On the future-facing side of housing, permits dipped by -3.2% MoM after only minimal revisions to March’s data. This marked -3.0% below what was predicted.

A -4.6% MoM drop in the single-family component dominated the slide in permits. The current drop marks the lowest point since October 2021. The multi-family segment was slightly more positive with permits down just -1.0% MoM.

Could these numbers mean the bubble is finally going to pop into housing? The permits, starts, and sales statistics suggest the first bit of air is seeping out of the housing bubble.

With further increases in mortgage rates, prospective buyers will find it harder to afford a purchase. What goes up must come down, so home prices could potentially retreat to keep sales moving.

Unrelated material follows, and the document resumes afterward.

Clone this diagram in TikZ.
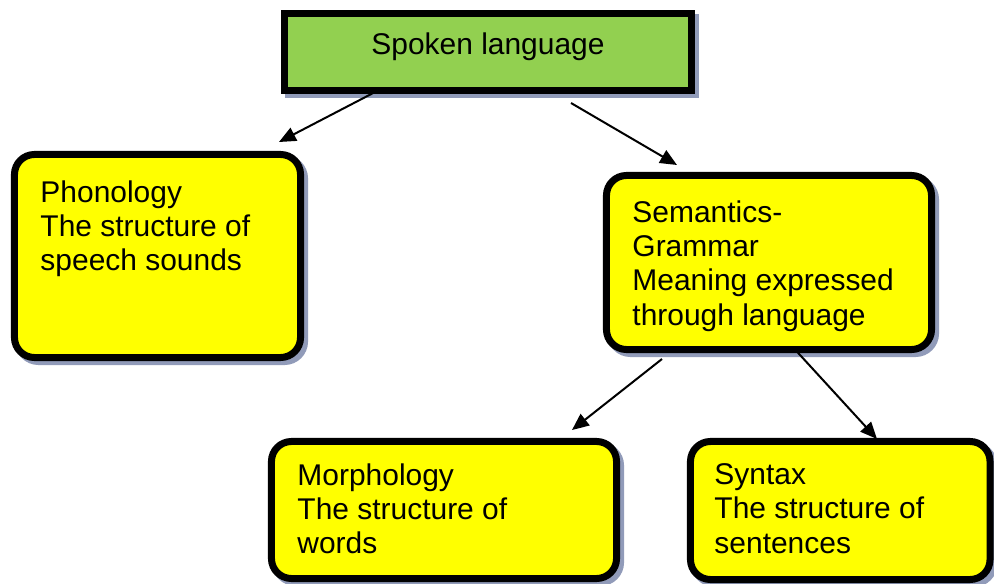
\documentclass[tikz,border=0pt]{standalone}
\usepackage{fontspec}
\setmainfont{Liberation Sans}
\usetikzlibrary{arrows.meta}
\usetikzlibrary{shadows}

\definecolor{headgreen}{RGB}{146,208,80}
\definecolor{boxyellow}{RGB}{255,255,0}
\definecolor{shadowblue}{RGB}{145,155,185}

\newcommand{\boxtext}[3]{\parbox[c][#2][t]{#1}{\raggedright #3}}

\tikzset{
  box/.style={draw=black, line width=0.175cm, inner sep=0pt, outer sep=0pt,
    drop shadow={shadow xshift=0.1cm, shadow yshift=-0.1cm, opacity=1,
      fill=shadowblue, draw=shadowblue, line width=0.175cm}},
  headbox/.style={box, fill=headgreen},
  levelbox/.style={box, fill=boxyellow, rounded corners=0.5cm},
  link/.style={line width=0.05cm, -{Triangle[length=0.42cm,width=0.36cm]}}
}

\begin{document}
\begin{tikzpicture}[x=0.025cm, y=-0.025cm, font=\fontsize{21.3}{24.4}\selectfont]
\useasboundingbox (0,0) rectangle (994,584);

% boxes
\node[headbox, minimum width=10.175cm, minimum height=1.925cm] (spoken) at (488,52)
  {\parbox[c][0.975cm][t]{8.875cm}{\centering Spoken language}};

\node[levelbox, minimum width=7.15cm, minimum height=5.075cm] (phon) at (157.5,256)
  {\boxtext{5.85cm}{3.775cm}{Phonology\\The structure of\\speech sounds}};

\node[levelbox, minimum width=8.125cm, minimum height=4.35cm] (sem) at (769,262.5)
  {\boxtext{6.825cm}{3.1cm}{Semantics-\\Grammar\\Meaning expressed\\through language}};

\node[levelbox, minimum width=8.625cm, minimum height=3.425cm] (morph) at (444,510)
  {\boxtext{7.325cm}{2.325cm}{Morphology\\The structure of\\words}};

\node[levelbox, minimum width=7.4875cm, minimum height=3.45cm] (syn) at (840.25,510.5)
  {\boxtext{6.2875cm}{2.35cm}{Syntax\\The structure of\\sentences}};

% arrow tips
\coordinate (phon tip) at (279,142);
\coordinate (sem tip) at (677,165);
\coordinate (morph tip) at (572,430);
\coordinate (syn tip) at (877,439);

% arrows
\draw[link] ([xshift=-2.75cm]spoken.south) -- (phon tip);
\draw[link] ([xshift=2.075cm,yshift=-0.3125cm]spoken.south) -- (sem tip);
\draw[link] ([xshift=-2.675cm,yshift=-0.2375cm]sem.south) -- (morph tip);
\draw[link] ([xshift=0.65cm]sem.south) -- (syn tip);
\end{tikzpicture}
\end{document}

A modest amount of price relief may come from the record 1.641 million (SA) housing units under construction. But work on these units is moving slowly. Supply chain issues are the likely reason for such a large volume of unfinished units.

Nearly half (815,000) of these units are single-family. This marks the highest level since November 2006.

Completing these units should help with rent pressure. Rent rates have risen faster than income across the US. Any relief at this point would be good news.

Declining lumber prices should offer some additional relief as well. Lumber futures are down to the lows we saw in November 2022. This comes in major contrast to the record price spikes we saw earlier in the year.

Lumber futures have also continued plummeting since late February. The 46% slump this year is nearly two-thirds below last year’s peak of $1,733 per thousand board feet (MBF).